§ **Data excerpt**:
....................
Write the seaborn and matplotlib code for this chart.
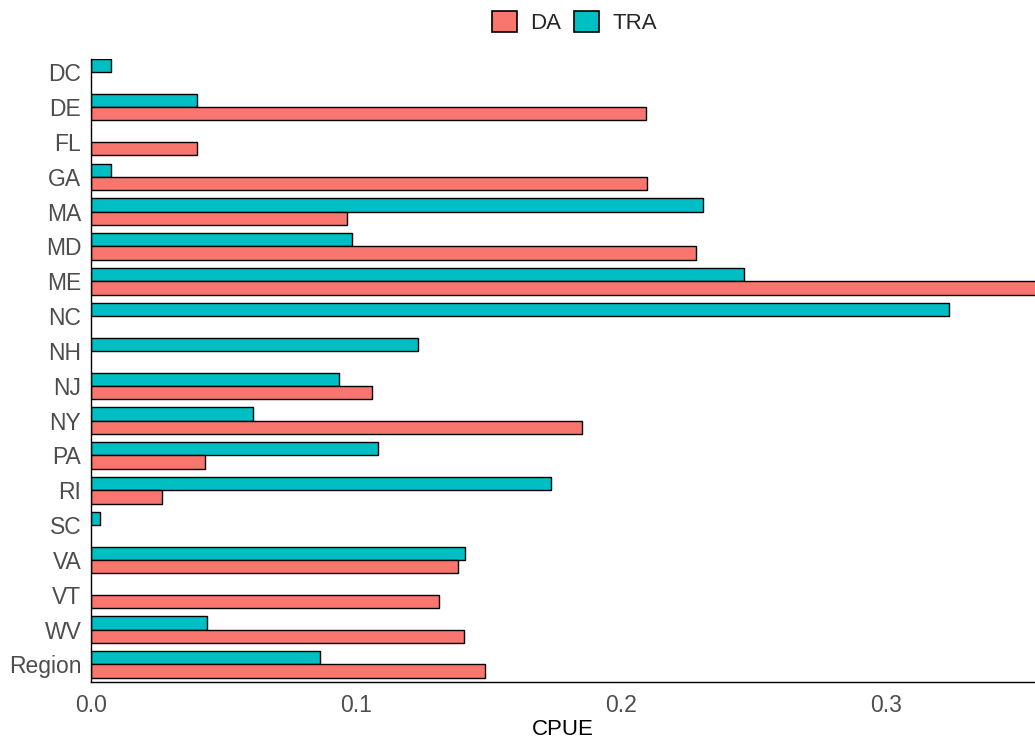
import numpy as np
import pandas as pd
import seaborn as sns
import matplotlib.pyplot as plt
from matplotlib.patches import Patch

# Data
regions = ['DC', 'DE', 'FL', 'GA', 'MA', 'MD', 'ME', 'NC', 'NH', 'NJ',
           'NY', 'PA', 'RI', 'SC', 'VA', 'VT', 'WV', 'Region']
da = [np.nan, 0.2094, 0.040, 0.2098, 0.0966, 0.2283, 0.362, np.nan, np.nan, 0.106,
      0.1853, 0.043, 0.0268, np.nan, 0.1385, 0.1313, 0.1408, 0.1487]
tra = [0.0075, 0.040, np.nan, 0.0075, 0.231, 0.0985, 0.2464, 0.3238, 0.1234, 0.0936,
       0.0611, 0.1083, 0.1736, 0.0034, 0.1411, np.nan, 0.0438, 0.0864]

colors = {'DA': '#F8766D', 'TRA': '#00BFC4'}

df = pd.DataFrame({'Region': regions * 2,
                   'Type': ['DA'] * len(regions) + ['TRA'] * len(regions),
                   'CPUE': da + tra})

sns.set_style('white')
plt.rcParams['font.family'] = ['Liberation Sans', 'DejaVu Sans']

fig = plt.figure(figsize=(10.35, 7.38), dpi=100)
ax = fig.add_axes([0.088, 0.076, 0.912, 0.844])

sns.barplot(data=df, y='Region', x='CPUE', hue='Type', order=regions,
            hue_order=['TRA', 'DA'], palette=colors, width=0.76, saturation=1,
            edgecolor='black', linewidth=1.0, orient='h', ax=ax, legend=False)

ax.set_xlim(0, 0.3562)
ax.set_ylim(len(regions) - 0.5, -0.38)
ax.set_xticks([0.0, 0.1, 0.2, 0.3])
ax.set_xticklabels(['0.0', '0.1', '0.2', '0.3'])
ax.tick_params(axis='both', length=0, labelsize=16.5, colors='#4D4D4D')
ax.tick_params(axis='x', pad=9)
ax.tick_params(axis='y', pad=7)
ax.set_ylabel('')
ax.set_xlabel('CPUE', fontsize=16, color='black', labelpad=1)

for s in ['top', 'right']:
    ax.spines[s].set_visible(False)
for s in ['left', 'bottom']:
    ax.spines[s].set_color('black')
    ax.spines[s].set_linewidth(1.0)

handles = [Patch(facecolor=colors[k], edgecolor='black', linewidth=1.2, label=k)
           for k in ['DA', 'TRA']]
fig.legend(handles=handles, loc='center', bbox_to_anchor=(0.555, 0.97), ncol=2,
           frameon=False, fontsize=16, handlelength=1.1, handleheight=1.1,
           handletextpad=0.6, columnspacing=0.6)

fig.savefig('out.png', dpi=100)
....................
§ **What you have to do**:
Take the listing and print it again exactly, but without any pictures.

§ **Reply**:
Write the seaborn and matplotlib code for this chart.
import numpy as np
import pandas as pd
import seaborn as sns
import matplotlib.pyplot as plt
from matplotlib.patches import Patch

# Data
regions = ['DC', 'DE', 'FL', 'GA', 'MA', 'MD', 'ME', 'NC', 'NH', 'NJ',
           'NY', 'PA', 'RI', 'SC', 'VA', 'VT', 'WV', 'Region']
da = [np.nan, 0.2094, 0.040, 0.2098, 0.0966, 0.2283, 0.362, np.nan, np.nan, 0.106,
      0.1853, 0.043, 0.0268, np.nan, 0.1385, 0.1313, 0.1408, 0.1487]
tra = [0.0075, 0.040, np.nan, 0.0075, 0.231, 0.0985, 0.2464, 0.3238, 0.1234, 0.0936,
       0.0611, 0.1083, 0.1736, 0.0034, 0.1411, np.nan, 0.0438, 0.0864]

colors = {'DA': '#F8766D', 'TRA': '#00BFC4'}

df = pd.DataFrame({'Region': regions * 2,
                   'Type': ['DA'] * len(regions) + ['TRA'] * len(regions),
                   'CPUE': da + tra})

sns.set_style('white')
plt.rcParams['font.family'] = ['Liberation Sans', 'DejaVu Sans']

fig = plt.figure(figsize=(10.35, 7.38), dpi=100)
ax = fig.add_axes([0.088, 0.076, 0.912, 0.844])

sns.barplot(data=df, y='Region', x='CPUE', hue='Type', order=regions,
            hue_order=['TRA', 'DA'], palette=colors, width=0.76, saturation=1,
            edgecolor='black', linewidth=1.0, orient='h', ax=ax, legend=False)

ax.set_xlim(0, 0.3562)
ax.set_ylim(len(regions) - 0.5, -0.38)
ax.set_xticks([0.0, 0.1, 0.2, 0.3])
ax.set_xticklabels(['0.0', '0.1', '0.2', '0.3'])
ax.tick_params(axis='both', length=0, labelsize=16.5, colors='#4D4D4D')
ax.tick_params(axis='x', pad=9)
ax.tick_params(axis='y', pad=7)
ax.set_ylabel('')
ax.set_xlabel('CPUE', fontsize=16, color='black', labelpad=1)

for s in ['top', 'right']:
    ax.spines[s].set_visible(False)
for s in ['left', 'bottom']:
    ax.spines[s].set_color('black')
    ax.spines[s].set_linewidth(1.0)

handles = [Patch(facecolor=colors[k], edgecolor='black', linewidth=1.2, label=k)
           for k in ['DA', 'TRA']]
fig.legend(handles=handles, loc='center', bbox_to_anchor=(0.555, 0.97), ncol=2,
           frameon=False, fontsize=16, handlelength=1.1, handleheight=1.1,
           handletextpad=0.6, columnspacing=0.6)

fig.savefig('out.png', dpi=100)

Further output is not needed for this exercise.